Here’s a brief look at what we did last year.
The Rise of the Art Fair
Let’s be honest—the art fair has been ascendant for a while, but it seemed to reach a tipping point this year when New York hosted two sets of fairs instead of one: the fairs in March during the Armory Show, and those in May coinciding with the new Frieze fair. Will the city be able to support this many fairs in 2013? The Armory Show is smaller due to competition from Frieze, but still hosts a number of large galleries, David Zwirner and Sean Kelly among them. The answer so far seems to be “yes.”

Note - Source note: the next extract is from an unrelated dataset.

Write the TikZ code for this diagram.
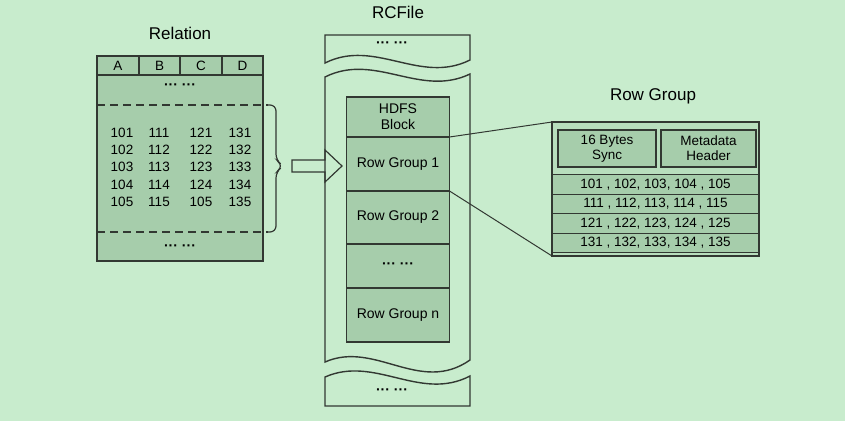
\documentclass[tikz,border=0pt]{standalone}
\usepackage{xcolor}
\usepackage{tikz}
\usepackage{fontspec}
\setmainfont{Liberation Sans}
\usetikzlibrary{positioning}
\definecolor{bggreen}{RGB}{200,236,205}
\definecolor{cellgreen}{RGB}{166,205,171}
\definecolor{panelgreen}{RGB}{184,222,189}
\definecolor{edgegrey}{RGB}{50,56,50}
\newcommand{\rctitle}{\fontsize{17}{20}\selectfont}
\newcommand{\rclabel}{\fontsize{14}{16}\selectfont}
\newcommand{\rcnum}{\fontsize{13.5}{15}\selectfont}

\begin{document}
\begin{tikzpicture}[x=1pt,y=-1pt,
    every node/.style={inner sep=0pt, outer sep=0pt},
    tbl/.style={draw=edgegrey, fill=cellgreen, line width=1.3pt},
    cellbox/.style={draw=edgegrey, fill=cellgreen, line width=1.3pt, minimum width=103pt, align=center, font=\rclabel},
    piece/.style={draw=edgegrey, line width=1.4pt},
    cut/.style={draw=edgegrey, line width=1.4pt, dash pattern=on 8pt off 5pt},
    link/.style={draw=edgegrey, line width=1pt},
    dots/.style={font=\rclabel\bfseries}]
\fill[bggreen] (0,0) rectangle (845,421);
\useasboundingbox (0,0) rectangle (845,421);

% Relation
\node[font=\rctitle] (reltitle) at (180,33) {Relation};
\node[tbl, minimum width=166pt, minimum height=205pt] (rel) at (180,158.5) {};
\draw[tbl] (97,56) rectangle (263,75);
\foreach \x in {139,180,222} \draw[tbl] (\x,56) -- (\x,75);
\foreach \c/\x in {A/118,B/159.5,C/201,D/242.5}
  \node[font=\rcnum] (head\c) at (\x,65.5) {\c};
\node[dots] (reldotsa) at (180,87) {··· ···};
\node[dots] (reldotsb) at (180,248) {··· ···};
\draw[cut] (97,105) -- (268,105);
\draw[cut] (97,232) -- (268,232);
\draw[piece, line width=1.2pt, rounded corners=6pt] (266,105) -- (276,105) -- (276,160)
  -- (283,166) -- (276,172) -- (276,232) -- (266,232);
\foreach \a/\b/\c/\d [count=\i] in {101/111/121/131,102/112/122/132,103/113/123/133,104/114/124/134,105/115/105/135} {
  \node[font=\rcnum] (val\i a) at (122,115.5+\i*17.25) {\a};
  \node[font=\rcnum] (val\i b) at (159,115.5+\i*17.25) {\b};
  \node[font=\rcnum] (val\i c) at (201,115.5+\i*17.25) {\c};
  \node[font=\rcnum] (val\i d) at (240,115.5+\i*17.25) {\d};
}

% arrow
\draw[piece, line width=1.2pt, fill=bggreen] (292,160) -- (325,160) -- (325,150) -- (342,166)
  -- (325,182) -- (325,172) -- (292,172) -- cycle;

% RCFile
\node[font=\rctitle] (rctitle) at (398,12) {RCFile};
\draw[piece] (325,63) -- (325,35) -- (470,35) -- (470,60) .. controls (420,85) and (375,38) .. (325,63) -- cycle;
\draw[piece] (325,77) .. controls (375,52) and (420,98) .. (470,74) -- (470,360)
  .. controls (420,395) and (375,340) .. (325,362) -- cycle;
\draw[piece] (325,377) .. controls (375,355) and (420,402) .. (470,376) -- (470,406) -- (325,406) -- cycle;
\node[dots] (topdots) at (392,45) {··· ···};
\node[dots] (botdots) at (392,392) {··· ···};

\node[cellbox, minimum height=40pt] (hdfs) at (398,117) {HDFS\\Block};
\node[cellbox, minimum height=54pt, below=0pt of hdfs] (rg1) {Row Group 1};
\node[cellbox, minimum height=53pt, below=0pt of rg1] (rg2) {Row Group 2};
\node[cellbox, minimum height=44pt, below=0pt of rg2, font=\rclabel\bfseries] (rgdots) {··· ···};
\node[cellbox, minimum height=54pt, below=0pt of rgdots] (rgn) {Row Group n};

% Row Group
\node[font=\rctitle] (rgtitle) at (653,96) {Row Group};
\node[draw=edgegrey, fill=panelgreen, line width=1.3pt, minimum width=207pt, minimum height=134pt] (rgbox) at (655.5,189) {};
\node[cellbox, minimum width=98pt, minimum height=37pt, font=\rcnum] (sync) at (607,148.5) {16 Bytes\\Sync};
\node[cellbox, minimum width=95pt, minimum height=37pt, font=\rcnum] (meta) at (708.5,148.5) {Metadata\\Header};
\foreach \r [count=\i] in {{101 , 102, 103, 104 , 105},{111 , 112, 113, 114 , 115},{121 , 122, 123, 124 , 125},{131 , 132, 133, 134 , 135}}
  \node[cellbox, minimum width=207pt, minimum height=19.5pt, font=\rcnum] (col\i) at (655.5,165+\i*19.5) {\r};

\draw[link] (hdfs.south east) -- (rgbox.north west);
\draw[link] (rg1.south east) -- (rgbox.south west);
\end{tikzpicture}
\end{document}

The Fall of the White Cube
This year’s blue-chip contemporary programming at both museums and galleries was underwhelming. It’s hard to know why that might be, but some have speculated that some galleries may have begun to hold their best work for fairs and biennials, leaving less for more ambitious programming during the year. Whatever the case, given that the shows at smaller galleries on the Lower East Side and in Bushwick are still great, viewers should dedicate more time to these programs. This is where the most exciting art is being made.
The Whitney Biennial
Speaking of underwhelming programming! Man, what a bad show. There were times when I found it hard even to identify who made the artwork I was supposed to be looking at, let alone determine its place in the exhibition. That’s an organizational problem I’m worried we’ll be dealing with again in 2014, as there will be three—not two—curators this time. That’s a lot of egos.
1% Rule: The Illusion of Discussion
I love that the Internet has made it easier for people to review art images and videos endlessly, but I’m frustrated that we still spend so much time talking about what AFC’s Will Brand describes as dumb “art memes for collectors.” I’m talking about Damien Hirst’s Spot takeover at Gagosian— shows that took place at every Gagosian location in the world and had spots going for them—but also Richard Phillips’s obsession with young stars, Jeff Koons’s plan to hang a giant train from a crane as a public-art project, and Christo’s even worse plan to build a Mastaba out of oil drums in Abu Dhabi for $340 million. You can guess who will be building that piece, and it won’t be the wealthy.
This year at AFC, I’m going to be dedicating more time to the art I think is worth discussing, and less to the projects of the uber rich. I didn’t get into this field to discuss luxury items ad nauseum and, given the amount of good art out there, there’s no reason any of us need to.
Gallery Girls is Cancelled After Only One Season
See? People don’t actually care about naive privileged kids in the arts or, by extension, their wealthy parents. If the mainstream world is smart enough to stop talking about the banal interests of the rich, we can too!